6.2 - Evaluation Procedure and Results
The definition of filtered Hit@N and MRR are insufficient. Please elaborate more on it. Additionally, the authors stated the following.

"In case of Extended RESCAL, practically this method is computationally expensive and thus not considered as a feasible embedding model to incorporate literals. Moreover, none of the models with literals which are discussed in this paper consider Extended RESCAL in their experiments."

Based on what? What are the requirements? How expensive is it in terms of hardware? I expected to see time-performance experiments when I saw this statement.

7. Discussion.

This section starts with new concepts, in-KG, and out-of-KG, which have not been used throughout the paper. Introducing new concepts in the last chapter is not good. The authors could have introduced this concept in section 3. In addition, it would be interesting to see a discussion regarding the generation of corrupted triples for learning counter-examples. Is it a direction to go?
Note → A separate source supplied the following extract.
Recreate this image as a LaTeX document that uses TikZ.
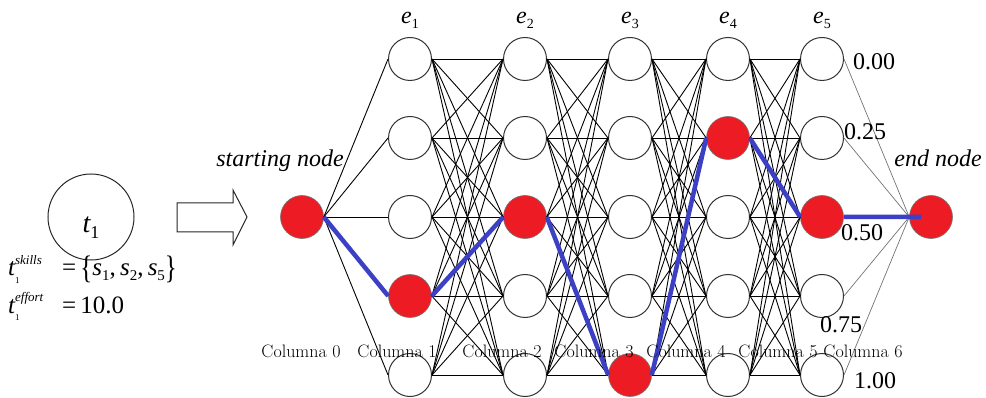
\documentclass[tikz,border=0pt]{standalone}
\usepackage{graphicx}
\usepackage{fontspec}
\newfontfamily\tm{Liberation Serif}
\definecolor{nodered}{RGB}{237,28,36}
\definecolor{pathblue}{RGB}{60,64,196}
% task symbol with stacked super- and subscript
\newcommand\tsym[2]{{\itshape t}\rlap{\raisebox{0.45em}{\fontsize{13}{13}\selectfont\itshape #1}}\raisebox{-0.3em}{\fontsize{9}{9}\selectfont #2}}
\newcommand\ssym[1]{{\itshape s}\raisebox{-0.2em}{\fontsize{15}{15}\selectfont #1}}
\newcommand\bigbrace[1]{\raisebox{-0.12em}{\scalebox{1}[1.3]{#1}}}

\begin{document}
\begin{tikzpicture}[x=1pt,y=-1pt,
  state/.style={circle,draw=black!80,line width=1pt,minimum size=43pt,inner sep=0pt,fill=white},
  chosen/.style={state,fill=nodered,draw=black!55,line width=0.6pt},
  link/.style={black,line width=0.9pt},
  tail/.style={black!55,line width=0.7pt},
  route/.style={pathblue,line width=4.5pt},
  lbl/.style={font=\tm\fontsize{24}{24}\selectfont,inner sep=0pt},
  collbl/.style={font=\fontsize{18}{18}\selectfont,inner sep=0pt,anchor=base}]
\useasboundingbox (0,0) rectangle (986,398);

% task on the left
\node[circle,draw=black!85,line width=1pt,minimum size=86pt,inner sep=0pt] (task) at (91,217) {};
\node[lbl,font=\tm\fontsize{28}{28}\selectfont,anchor=base] (tasklbl) at (91,233)
  {\itshape t\raisebox{-0.2em}{\fontsize{18}{18}\selectfont\upshape 1}};
\node[lbl,font=\tm\fontsize{25}{25}\selectfont,anchor=base west] (skills) at (8,276)
  {\makebox[54pt][l]{\tsym{skills}{1}}=\,\bigbrace{\{}\ssym{1},\,\ssym{2},\,\ssym{5}\bigbrace{\}}};
\node[lbl,font=\tm\fontsize{25}{25}\selectfont,anchor=base west] (effort) at (8,313)
  {\makebox[54pt][l]{\tsym{effort}{1}}=\,10.0};

% hollow arrow
\draw[black!85,line width=1pt] (177,203) -- (233,203) -- (233,190) -- (247,217)
  -- (233,245) -- (233,232) -- (177,232) -- cycle;

% start and end nodes
\node[chosen] (start) at (302,217) {};
\node[chosen] (fin) at (931,217) {};

% layered nodes: column / x / selected row
\foreach \c/\x/\pick in {1/410/4,2/525/3,3/630/5,4/728/2,5/822/3}{
  \foreach \r/\y in {1/59,2/138,3/217,4/296,5/375}{
    \ifnum\r=\pick\def\sty{chosen}\else\def\sty{state}\fi
    \node[\sty] (n\c\r) at (\x,\y) {};
  }
}

% connectors
\foreach \r in {1,...,5} \draw[link] (start.east) -- (n1\r.west);
\foreach \c in {1,...,4}{
  \pgfmathtruncatemacro\d{\c+1}
  \foreach \r in {1,...,5}
    \foreach \q in {1,...,5}
      \draw[link] (n\c\r.east) -- (n\d\q.west);
}
\foreach \r in {1,...,5} \draw[tail] (n5\r.east) -- (fin.west);

% selected route
\draw[route] (start.east) -- (n14.west) (n14.east) -- (n23.west)
  (n23.east) -- (n35.west) (n35.east) -- (n42.west)
  (n42.east) -- (n53.west) (n53.east) -- ([xshift=-10pt]fin.center);

% column headers
\foreach \c/\x in {1/410,2/525,3/630,4/728,5/822}
  \node[lbl,anchor=base] (e\c) at (\x,24) {\itshape e\raisebox{-0.2em}{\fontsize{14}{14}\selectfont\upshape\c}};

\node[lbl,anchor=base] (startlbl) at (280,167) {\itshape starting node};
\node[lbl,anchor=base] (endlbl) at (938,167) {\itshape end node};

% effort levels
\node[lbl] (v0) at (874,62) {0.00};
\node[lbl] (v1) at (865,132) {0.25};
\node[lbl] (v2) at (862,233) {0.50};
\node[lbl] (v3) at (841,325) {0.75};
\node[lbl] (v4) at (875,381) {1.00};

% column captions
\foreach \i/\x in {0/301,1/397,2/502,3/594,4/686,5/778,6/863}
  \node[collbl] (col\i) at (\x,357) {Columna \oldstylenums{\i}};
\end{tikzpicture}
\end{document}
Please revise the entire paper. I found several wordy sentences that are difficult to read.
Be consistent with the equations.

[1] Jointly:ZhenWang, Jianwen Zhang, Jianlin Feng, Zheng Chen. Knowledge Graph and Text Jointly Embedding. In EMNLP 2014.
[2] Jointly2: Huaping Zhong, Jianwen Zhang, Zhen Wang, Hai Wan, and Zheng Chen. Aligning knowledge and text embeddings by entity descriptions. In EMNLP, pages 267–272, 2015
[3] TEKE: ZhigangWang and Juanzi L. Text-Enhanced Representation Learning for Knowledge Graph. In IJCAI 2016.
[4] SSP: Han Xiao, Minlie Huang, Xiaoyan Zhu. SSP: Semantic Space Projection for Knowledge Graph Embedding with Text Descriptions. In AAAI 2017.
[5] Mousselly-Sergieh, Hatem, et al. "A multimodal translation-based approach for knowledge graph representation learning." Proceedings of the Seventh Joint Conference on Lexical and Computational Semantics. 2018.
[6] Pellegrino, Maria Angela, et al. "A Configurable Evaluation Framework for Node Embedding Techniques." European Semantic Web Conference. Springer, Cham, 2019.